The Lord of all Lords in the Hindu religion is Lord Shiva, and his home was in Nepal. The festival of Maha Shivaratri is therefore one of the biggest and most celebrated events of the year. Lord Shiva is also known as the God of Destruction or Destroyer of Evil, and the day of his creation is the day that is honored and celebrated by the Hindu followers. The festival is held on the thirteenth night until the morning of the fourteenth day, in the month of Phalguna, as indicated on the Hindu calendar. Visitors are welcomed at the ceremonies, and invited to join in on a unique opportunity to experience the festival first hand.

There are a few legends and stories connected to the Maha Shivaratri that have significant meaning to some of the rituals that are performed. One such legend is that a hunter once started to worship Lord Shiva, without realizing that is was the day of Shivaratri. To pay honor to Lord Shiva, the hunter fasted under a tree for the entire night, laying down bael leaves at the base of the tree.
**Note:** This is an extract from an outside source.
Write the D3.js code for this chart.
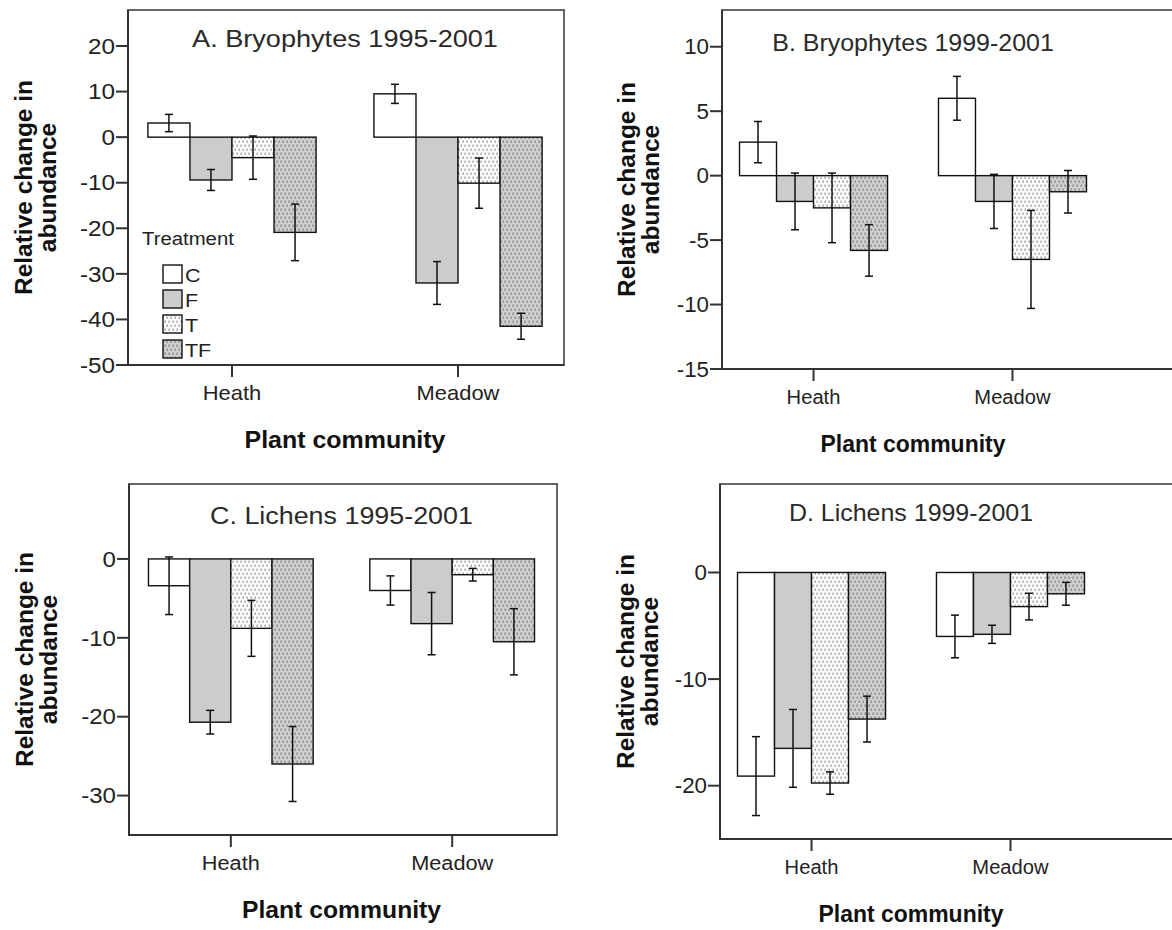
<!DOCTYPE html>
<html>
<head>
<meta charset="utf-8">
<script src="https://cdn.jsdelivr.net/npm/d3@7"></script>
<style>
  html, body { margin: 0; padding: 0; background: #fff; }
  svg { display: block; font-family: "Liberation Sans", Arial, sans-serif; }
</style>
</head>
<body>
<svg id="chart" width="1172" height="930"></svg>
<script>
// ---------------- DATA ----------------
const communities = ["Heath", "Meadow"];
const treatments = ["C", "F", "T", "TF"];
const panelTitles = ["A. Bryophytes 1995-2001", "B. Bryophytes 1999-2001", "C. Lichens 1995-2001", "D. Lichens 1999-2001"];

// means per treatment: [Heath, Meadow]
const meansA = { C: [3.1, 9.5], F: [-9.4, -32.0], T: [-4.5, -10.1], TF: [-20.9, -41.5] };
const errsA  = { C: [1.9, 2.1], F: [2.3, 4.7],   T: [4.75, 5.5],  TF: [6.2, 2.85] };
const meansB = { C: [2.6, 6.0], F: [-2.0, -2.0], T: [-2.5, -6.5], TF: [-5.8, -1.25] };
const errsB  = { C: [1.6, 1.7], F: [2.2, 2.1],   T: [2.7, 3.8],   TF: [2.0, 1.65] };
const meansC = { C: [-3.4, -4.0], F: [-20.7, -8.2], T: [-8.8, -2.0], TF: [-26.0, -10.5] };
const errsC  = { C: [3.65, 1.85], F: [1.5, 3.95],   T: [3.55, 0.8],  TF: [4.75, 4.2] };
const meansD = { C: [-19.1, -6.0], F: [-16.5, -5.8], T: [-19.75, -3.2], TF: [-13.75, -2.0] };
const errsD  = { C: [3.7, 2.0],    F: [3.65, 0.85],  T: [1.05, 1.25],   TF: [2.15, 1.07] };

const ticksA = [20, 10, 0, -10, -20, -30, -40, -50];
const ticksB = [10, 5, 0, -5, -10, -15];
const ticksC = [0, -10, -20, -30];
const ticksD = [0, -10, -20];

const domainA = [-50, 27.9];
const domainB = [-15, 12.85];
const domainC = [-35, 9.5];
const domainD = [-25, 8.3];

const legendTitle = "Treatment";
const yTitleLines = ["Relative change in", "abundance"];
const xTitle = "Plant community";

// ---------------- LAYOUT ----------------
const panels = [
  { title: panelTitles[0], means: meansA, errs: errsA, ticks: ticksA, domain: domainA,
    left: 128, right: 564, top: 10, bottom: 365, span: 434, sx: 1.13, titleDy: 37, ytx: 96, legend: true },
  { title: panelTitles[1], means: meansB, errs: errsB, ticks: ticksB, domain: domainB,
    left: 722, right: 1210, top: 10, bottom: 369, span: 382, sx: 1.04, titleDy: 41, ytx: 87, legend: false },
  { title: panelTitles[2], means: meansC, errs: errsC, ticks: ticksC, domain: domainC,
    left: 129, right: 557, top: 484, bottom: 835, span: 425, sx: 1.12, titleDy: 40, ytx: 96, legend: false },
  { title: panelTitles[3], means: meansD, errs: errsD, ticks: ticksD, domain: domainD,
    left: 720, right: 1210, top: 484, bottom: 839, span: 382, sx: 1.04, titleDy: 37, ytx: 86, legend: false }
];

const fills = { C: "#ffffff", F: "#cccccc", T: "url(#patT)", TF: "url(#patTF)" };
const textColor = "#222";

const svg = d3.select("#chart");
svg.append("rect").attr("width", 1172).attr("height", 930).attr("fill", "#fff");

// patterns
const defs = svg.append("defs");
function makePattern(id, bg, dot) {
  const p = defs.append("pattern").attr("id", id).attr("patternUnits", "userSpaceOnUse")
    .attr("width", 4).attr("height", 8);
  p.append("rect").attr("width", 4).attr("height", 8).attr("fill", bg);
  p.append("rect").attr("x", 0.5).attr("y", 0.5).attr("width", 1.3).attr("height", 2.4).attr("fill", dot);
  p.append("rect").attr("x", 2.5).attr("y", 4.5).attr("width", 1.3).attr("height", 2.4).attr("fill", dot);
}
makePattern("patT", "#ffffff", "#9a9a9a");
makePattern("patTF", "#cfcfcf", "#858585");

function stretchedText(g, x, y, txt, opts) {
  return g.append("text")
    .attr("transform", `translate(${x},${y}) scale(${opts.sx},1)`)
    .attr("text-anchor", opts.anchor || "middle")
    .attr("font-size", opts.size)
    .attr("font-weight", opts.weight || "normal")
    .attr("fill", opts.fill || textColor)
    .attr("dy", opts.dy || null)
    .text(txt);
}

panels.forEach(p => {
  const g = svg.append("g");
  const y = d3.scaleLinear().domain(p.domain).range([p.bottom, p.top]);
  const x = d3.scalePoint().domain(communities).range([p.left, p.left + p.span]).padding(0.46);
  const step = x.step();
  const bw = step * 0.186;
  const inner = d3.scaleBand().domain(treatments).range([-2 * bw, 2 * bw]).padding(0);

  // frame
  g.append("rect").attr("x", p.left).attr("y", p.top)
    .attr("width", p.right - p.left).attr("height", p.bottom - p.top)
    .attr("fill", "none").attr("stroke", "#666").attr("stroke-width", 2);

  // title
  stretchedText(g, (x("Heath") + x("Meadow")) / 2, p.top + p.titleDy, p.title,
    { sx: p.sx, size: 24, fill: "#2a2a2a" });

  // bars
  const rows = [];
  treatments.forEach(t => communities.forEach((c, i) => {
    rows.push({ t, c, v: p.means[t][i], e: p.errs[t][i] });
  }));
  g.selectAll("rect.bar").data(rows).enter().append("rect")
    .attr("class", "bar")
    .attr("x", d => x(d.c) + inner(d.t))
    .attr("width", inner.bandwidth())
    .attr("y", d => y(Math.max(0, d.v)))
    .attr("height", d => Math.abs(y(d.v) - y(0)))
    .attr("fill", d => fills[d.t])
    .attr("stroke", "#111").attr("stroke-width", 1.4);

  // error bars
  const eb = g.selectAll("g.err").data(rows).enter().append("g").attr("class", "err")
    .attr("stroke", "#111").attr("stroke-width", 1.5);
  const cx = d => x(d.c) + inner(d.t) + inner.bandwidth() / 2;
  eb.append("line").attr("x1", cx).attr("x2", cx)
    .attr("y1", d => y(d.v + d.e)).attr("y2", d => y(d.v - d.e));
  eb.append("line").attr("x1", d => cx(d) - 4).attr("x2", d => cx(d) + 4)
    .attr("y1", d => y(d.v + d.e)).attr("y2", d => y(d.v + d.e));
  eb.append("line").attr("x1", d => cx(d) - 4).attr("x2", d => cx(d) + 4)
    .attr("y1", d => y(d.v - d.e)).attr("y2", d => y(d.v - d.e));

  // axis lines (left & bottom darker)
  g.append("line").attr("x1", p.left).attr("x2", p.left).attr("y1", p.top).attr("y2", p.bottom + 1)
    .attr("stroke", "#333").attr("stroke-width", 2);
  g.append("line").attr("x1", p.left - 1).attr("x2", p.right).attr("y1", p.bottom).attr("y2", p.bottom)
    .attr("stroke", "#333").attr("stroke-width", 2);

  // y ticks
  const yt = g.selectAll("g.yt").data(p.ticks).enter().append("g").attr("class", "yt");
  yt.append("line").attr("x1", p.left - 12).attr("x2", p.left)
    .attr("y1", d => y(d)).attr("y2", d => y(d)).attr("stroke", "#333").attr("stroke-width", 2);
  yt.each(function (d) {
    stretchedText(d3.select(this), p.left - 13, y(d), String(d),
      { sx: p.sx, size: 21.5, anchor: "end", dy: "0.36em" });
  });

  // x ticks
  const xt = g.selectAll("g.xt").data(communities).enter().append("g").attr("class", "xt");
  xt.append("line").attr("x1", d => x(d)).attr("x2", d => x(d))
    .attr("y1", p.bottom).attr("y2", p.bottom + 12).attr("stroke", "#333").attr("stroke-width", 2);
  xt.each(function (d) {
    stretchedText(d3.select(this), x(d), p.bottom + 35, d, { sx: p.sx * 0.97, size: 20 });
  });

  // x title
  stretchedText(g, (x("Heath") + x("Meadow")) / 2, p.bottom + 83, xTitle,
    { sx: p.sx * 0.92, size: 24, weight: "bold", fill: "#111" });

  // y title (two lines, rotated)
  const ymid = (p.top + p.bottom) / 2;
  yTitleLines.forEach((line, i) => {
    g.append("text")
      .attr("transform", `translate(${p.left - p.ytx + i * 24},${ymid}) rotate(-90)`)
      .attr("text-anchor", "middle")
      .attr("font-size", 24.5).attr("font-weight", "bold").attr("fill", "#111")
      .text(line);
  });

  // legend
  if (p.legend) {
    const lg = g.append("g");
    stretchedText(lg, p.left + 14, 245, legendTitle, { sx: p.sx, size: 18, anchor: "start" });
    const items = lg.selectAll("g.li").data(treatments).enter().append("g").attr("class", "li");
    items.append("rect")
      .attr("x", p.left + 35).attr("y", (d, i) => 265 + i * 25)
      .attr("width", 19).attr("height", 18)
      .attr("fill", d => fills[d]).attr("stroke", "#111").attr("stroke-width", 1.4);
    items.each(function (d, i) {
      stretchedText(d3.select(this), p.left + 57, 265 + i * 25 + 17, d,
        { sx: p.sx, size: 19, anchor: "start" });
    });
  }
});
</script>
</body>
</html>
Because of the great efforts by the hunter and because of the day he was worshipping on, all his sins were forgiven. The fact that followers can have all their sins forgiven if they worship Lord Shiva at Maha Shivaratri is still a part of the Hindu belief.

Another famous legend is that Lord Shiva was set to marry his beloved Sati, but King Daksha was so opposed to the marriage that while attending the yagnya holy sacrifice, he publicly and intentionally ignored Lord Shiva. These actions infuriated Sati so much that she threw herself on the still burning sacrificial fires. Lord Shiva was devastated at losing Sati and blamed King Daksha for Sati’s demise. He performing the Taanday, a terrifying dance, which completely destroyed the kingdom of King Daksha. To try and appease Lord Shiva and calm him down, before he shattered the rest of the world, the gods brought Sati back to life, and it is believed that Lord Shiva and Sati were joined in marriage on Maha Shivaratri.

In Nepal, the festival is held in Kathmandu, and Hindu’s pilgrimage to the Pashupati Temple from all across the country. Worshippers rub ash onto their bodies, pray to Lord Shiva and carry out ceremonies throughout the night. Fasting, meditating and even the smoking of marijuana are all part of the festival. It is the only day that the smoking of marijuana is legal. Tourists and visitors are allowed to watch the festival from the sidelines, but only Hindus are allowed to enter the temple. It is a fascinating sight and a interesting part of the Nepalese culture.